One of the biggest reasons for its failure is the bad animation. I’m used to low-budget anime and the unimpressive animation that comes with it. Usually I don’t even bother mentioning it in my reviews, but here it transcended simple low quality and became something just plain awful. This film was made at the cusp of digital animation, and so the effects are predictably cheap looking, but that’s not all. It also uses old-fashioned analog animation sequences mixed with the newer digital animation that is today’s industry standard. It’s as if they couldn’t make up their minds which one would be better, so they just used both thinking it would turn out well. It didn’t. Half the scenes have the soft edge of old animation, and the others have the crisp (and in this case, unfortunately pixelated) look of digital animation.

sin_3To give it a live-action equivalent: it’s like a movie shot with old film stock and all the grain that goes along with it, but then mixing in shots done with digital film. Not for any purpose mind you — like illustrating a flashback — but simply at random, switching back and forth between different shots in the same scene. It creates a hodgepodge of clashing visuals when it should have some kind of uniformity.
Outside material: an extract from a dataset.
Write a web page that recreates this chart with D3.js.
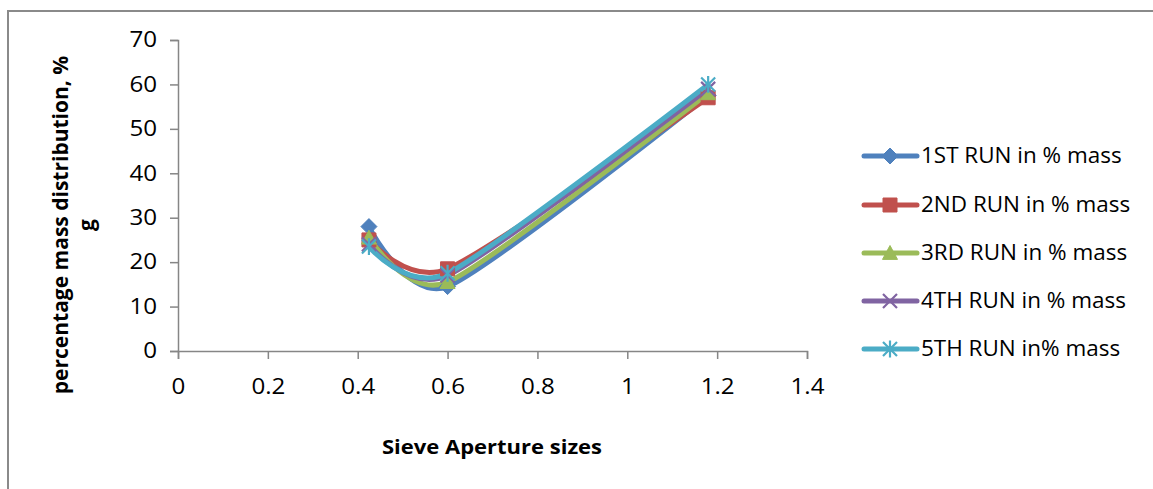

It all comes together as a disjointed mess. Add this to the very low quality of the animation in the first place, and you get a film that really looks like shit.

If the animation had been better, or at least consistent, I might have enjoyed the whole experience as a mindless monster action movie. Unfortunately, it left me bored by the end of it all, and disgusted by the monsters for the entirely wrong reasons. I was hopeful in the beginning, but even that substantially better part of the film has nothing memorable to give it any reason to go watch it. Tallying it all up, I’m afraid I still have to add it to the huge pile of video game movie failures. But at least it’s somewhere near the top of that pile.